What to do | From the listing below, pull each line that includes "this".

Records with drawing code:
##########
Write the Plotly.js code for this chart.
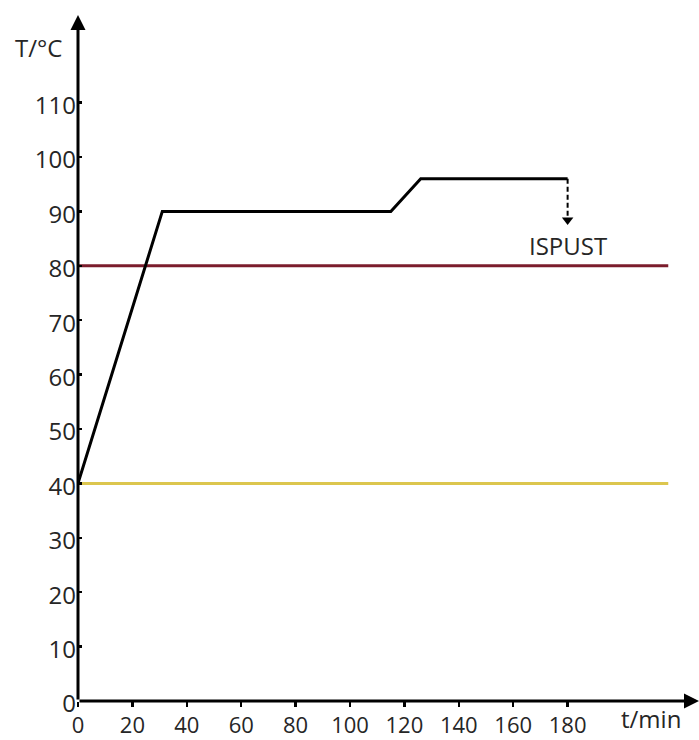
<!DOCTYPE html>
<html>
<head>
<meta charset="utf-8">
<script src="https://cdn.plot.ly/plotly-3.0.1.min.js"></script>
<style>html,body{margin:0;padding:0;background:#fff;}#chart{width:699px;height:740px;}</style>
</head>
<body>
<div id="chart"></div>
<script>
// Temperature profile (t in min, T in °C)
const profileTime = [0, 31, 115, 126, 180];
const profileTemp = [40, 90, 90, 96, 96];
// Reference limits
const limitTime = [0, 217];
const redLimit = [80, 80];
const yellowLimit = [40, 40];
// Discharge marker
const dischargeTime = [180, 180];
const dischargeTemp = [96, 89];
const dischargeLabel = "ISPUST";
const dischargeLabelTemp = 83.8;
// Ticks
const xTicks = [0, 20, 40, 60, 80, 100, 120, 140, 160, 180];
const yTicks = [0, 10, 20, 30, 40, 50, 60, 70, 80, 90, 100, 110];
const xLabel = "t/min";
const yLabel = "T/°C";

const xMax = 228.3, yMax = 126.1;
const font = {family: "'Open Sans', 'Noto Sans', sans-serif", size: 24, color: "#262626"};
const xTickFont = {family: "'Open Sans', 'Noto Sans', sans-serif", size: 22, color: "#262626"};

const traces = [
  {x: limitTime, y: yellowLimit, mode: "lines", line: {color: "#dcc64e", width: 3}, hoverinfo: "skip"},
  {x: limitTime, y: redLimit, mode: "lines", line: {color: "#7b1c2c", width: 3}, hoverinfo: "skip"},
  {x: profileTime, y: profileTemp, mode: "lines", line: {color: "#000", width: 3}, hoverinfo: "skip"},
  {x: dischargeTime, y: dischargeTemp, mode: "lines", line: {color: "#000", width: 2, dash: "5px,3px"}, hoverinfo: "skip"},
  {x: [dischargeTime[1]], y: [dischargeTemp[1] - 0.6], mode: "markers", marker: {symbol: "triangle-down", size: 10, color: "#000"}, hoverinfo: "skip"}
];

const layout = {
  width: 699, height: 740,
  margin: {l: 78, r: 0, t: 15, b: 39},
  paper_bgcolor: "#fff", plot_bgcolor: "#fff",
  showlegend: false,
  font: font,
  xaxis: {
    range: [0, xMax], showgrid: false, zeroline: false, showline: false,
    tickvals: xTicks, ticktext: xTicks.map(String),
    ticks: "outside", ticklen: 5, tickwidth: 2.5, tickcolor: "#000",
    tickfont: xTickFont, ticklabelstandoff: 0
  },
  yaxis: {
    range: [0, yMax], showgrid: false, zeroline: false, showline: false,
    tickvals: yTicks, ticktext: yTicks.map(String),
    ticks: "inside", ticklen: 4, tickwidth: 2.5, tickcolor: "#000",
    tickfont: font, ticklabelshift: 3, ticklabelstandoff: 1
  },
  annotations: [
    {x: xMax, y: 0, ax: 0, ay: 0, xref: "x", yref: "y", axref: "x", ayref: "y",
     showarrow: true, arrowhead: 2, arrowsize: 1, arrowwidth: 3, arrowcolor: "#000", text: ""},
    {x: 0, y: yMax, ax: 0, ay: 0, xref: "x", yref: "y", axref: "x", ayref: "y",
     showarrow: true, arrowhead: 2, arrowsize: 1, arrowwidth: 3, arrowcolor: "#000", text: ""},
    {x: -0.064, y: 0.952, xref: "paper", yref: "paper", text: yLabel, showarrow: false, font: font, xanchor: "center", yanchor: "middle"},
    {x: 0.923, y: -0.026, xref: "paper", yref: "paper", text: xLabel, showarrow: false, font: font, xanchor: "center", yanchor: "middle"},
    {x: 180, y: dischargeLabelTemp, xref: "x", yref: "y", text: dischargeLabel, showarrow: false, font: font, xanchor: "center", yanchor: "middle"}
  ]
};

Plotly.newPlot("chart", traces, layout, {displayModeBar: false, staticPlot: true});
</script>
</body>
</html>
##########
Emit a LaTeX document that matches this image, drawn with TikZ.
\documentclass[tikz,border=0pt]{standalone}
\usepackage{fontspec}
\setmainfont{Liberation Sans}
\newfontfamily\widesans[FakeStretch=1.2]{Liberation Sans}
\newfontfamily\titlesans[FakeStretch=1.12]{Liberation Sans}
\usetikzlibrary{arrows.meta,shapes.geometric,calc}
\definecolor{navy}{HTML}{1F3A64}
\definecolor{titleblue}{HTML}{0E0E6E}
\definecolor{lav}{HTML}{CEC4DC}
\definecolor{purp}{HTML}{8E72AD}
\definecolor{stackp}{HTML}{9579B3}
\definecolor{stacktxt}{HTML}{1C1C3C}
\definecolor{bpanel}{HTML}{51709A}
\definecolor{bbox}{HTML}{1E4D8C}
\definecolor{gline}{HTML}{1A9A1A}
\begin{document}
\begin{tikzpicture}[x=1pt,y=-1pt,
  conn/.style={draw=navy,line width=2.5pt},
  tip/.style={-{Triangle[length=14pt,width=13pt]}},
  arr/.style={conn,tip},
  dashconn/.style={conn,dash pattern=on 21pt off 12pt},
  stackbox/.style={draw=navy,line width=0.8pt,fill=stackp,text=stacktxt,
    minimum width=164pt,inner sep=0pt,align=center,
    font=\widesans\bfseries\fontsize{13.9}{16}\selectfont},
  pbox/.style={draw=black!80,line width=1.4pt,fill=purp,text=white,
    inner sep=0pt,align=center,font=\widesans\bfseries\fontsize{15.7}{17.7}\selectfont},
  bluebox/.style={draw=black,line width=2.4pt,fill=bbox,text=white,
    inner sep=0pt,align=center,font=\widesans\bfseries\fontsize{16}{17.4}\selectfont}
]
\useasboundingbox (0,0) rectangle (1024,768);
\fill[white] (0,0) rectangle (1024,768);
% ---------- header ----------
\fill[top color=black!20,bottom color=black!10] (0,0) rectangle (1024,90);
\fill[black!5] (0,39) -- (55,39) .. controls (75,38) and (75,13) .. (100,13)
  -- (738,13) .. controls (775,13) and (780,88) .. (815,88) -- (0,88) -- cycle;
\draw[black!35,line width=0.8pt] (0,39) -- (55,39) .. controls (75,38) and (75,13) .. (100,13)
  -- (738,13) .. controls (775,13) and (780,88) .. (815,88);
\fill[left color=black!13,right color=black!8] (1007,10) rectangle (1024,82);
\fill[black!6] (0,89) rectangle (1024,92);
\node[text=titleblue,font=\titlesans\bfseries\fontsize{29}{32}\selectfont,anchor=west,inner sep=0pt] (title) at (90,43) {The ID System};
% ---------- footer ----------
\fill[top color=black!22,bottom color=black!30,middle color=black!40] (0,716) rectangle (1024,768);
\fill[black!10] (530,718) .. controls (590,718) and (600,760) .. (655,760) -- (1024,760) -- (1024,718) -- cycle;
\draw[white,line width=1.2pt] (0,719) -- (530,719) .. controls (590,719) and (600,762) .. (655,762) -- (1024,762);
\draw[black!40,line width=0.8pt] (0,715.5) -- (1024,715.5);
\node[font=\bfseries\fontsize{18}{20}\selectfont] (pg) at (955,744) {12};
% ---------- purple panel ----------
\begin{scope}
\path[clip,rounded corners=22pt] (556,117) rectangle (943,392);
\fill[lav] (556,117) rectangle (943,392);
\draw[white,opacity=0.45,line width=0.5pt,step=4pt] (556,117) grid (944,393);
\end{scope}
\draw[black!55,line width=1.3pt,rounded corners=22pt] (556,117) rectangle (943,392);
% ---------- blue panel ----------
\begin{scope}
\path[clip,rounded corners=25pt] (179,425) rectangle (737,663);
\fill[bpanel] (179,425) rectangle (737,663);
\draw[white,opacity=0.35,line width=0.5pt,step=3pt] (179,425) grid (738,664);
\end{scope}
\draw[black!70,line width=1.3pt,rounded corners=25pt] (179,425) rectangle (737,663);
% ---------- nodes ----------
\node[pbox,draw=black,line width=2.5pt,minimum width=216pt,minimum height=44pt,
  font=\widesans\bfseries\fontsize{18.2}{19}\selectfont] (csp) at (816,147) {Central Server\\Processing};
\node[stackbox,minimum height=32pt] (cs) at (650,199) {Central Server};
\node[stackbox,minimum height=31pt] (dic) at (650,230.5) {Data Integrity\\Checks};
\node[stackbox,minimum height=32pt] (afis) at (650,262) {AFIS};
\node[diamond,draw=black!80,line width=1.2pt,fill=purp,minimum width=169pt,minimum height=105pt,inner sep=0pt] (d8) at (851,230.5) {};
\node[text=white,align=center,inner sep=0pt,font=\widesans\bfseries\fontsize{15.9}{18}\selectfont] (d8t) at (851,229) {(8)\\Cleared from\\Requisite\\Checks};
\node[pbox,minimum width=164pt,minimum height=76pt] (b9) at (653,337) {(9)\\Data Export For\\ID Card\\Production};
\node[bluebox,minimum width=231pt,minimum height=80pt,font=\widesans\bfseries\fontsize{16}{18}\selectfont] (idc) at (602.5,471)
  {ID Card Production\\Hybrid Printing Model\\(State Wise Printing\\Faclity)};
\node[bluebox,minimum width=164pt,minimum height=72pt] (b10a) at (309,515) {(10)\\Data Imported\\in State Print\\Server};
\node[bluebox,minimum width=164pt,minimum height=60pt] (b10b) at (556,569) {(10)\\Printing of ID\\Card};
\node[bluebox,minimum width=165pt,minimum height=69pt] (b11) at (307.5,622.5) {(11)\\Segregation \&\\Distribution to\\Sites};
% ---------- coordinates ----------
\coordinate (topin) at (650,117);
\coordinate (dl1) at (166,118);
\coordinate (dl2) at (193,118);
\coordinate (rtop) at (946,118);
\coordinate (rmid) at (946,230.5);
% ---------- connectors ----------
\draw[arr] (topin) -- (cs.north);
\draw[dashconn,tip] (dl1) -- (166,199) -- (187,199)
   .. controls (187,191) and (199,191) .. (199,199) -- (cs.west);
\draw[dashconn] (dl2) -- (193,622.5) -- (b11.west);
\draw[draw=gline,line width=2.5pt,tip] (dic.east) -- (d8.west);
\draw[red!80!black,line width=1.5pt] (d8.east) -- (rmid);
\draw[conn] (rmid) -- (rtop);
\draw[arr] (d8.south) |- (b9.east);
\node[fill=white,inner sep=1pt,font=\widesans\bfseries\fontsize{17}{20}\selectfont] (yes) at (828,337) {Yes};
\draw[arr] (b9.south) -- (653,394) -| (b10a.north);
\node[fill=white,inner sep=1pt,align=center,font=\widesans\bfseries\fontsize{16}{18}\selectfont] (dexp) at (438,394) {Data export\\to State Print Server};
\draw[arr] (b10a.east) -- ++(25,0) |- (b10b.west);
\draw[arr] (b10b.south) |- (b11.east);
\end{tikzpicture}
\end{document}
##########
Right answer |
Write the Plotly.js code for this chart.
Emit a LaTeX document that matches this image, drawn with TikZ.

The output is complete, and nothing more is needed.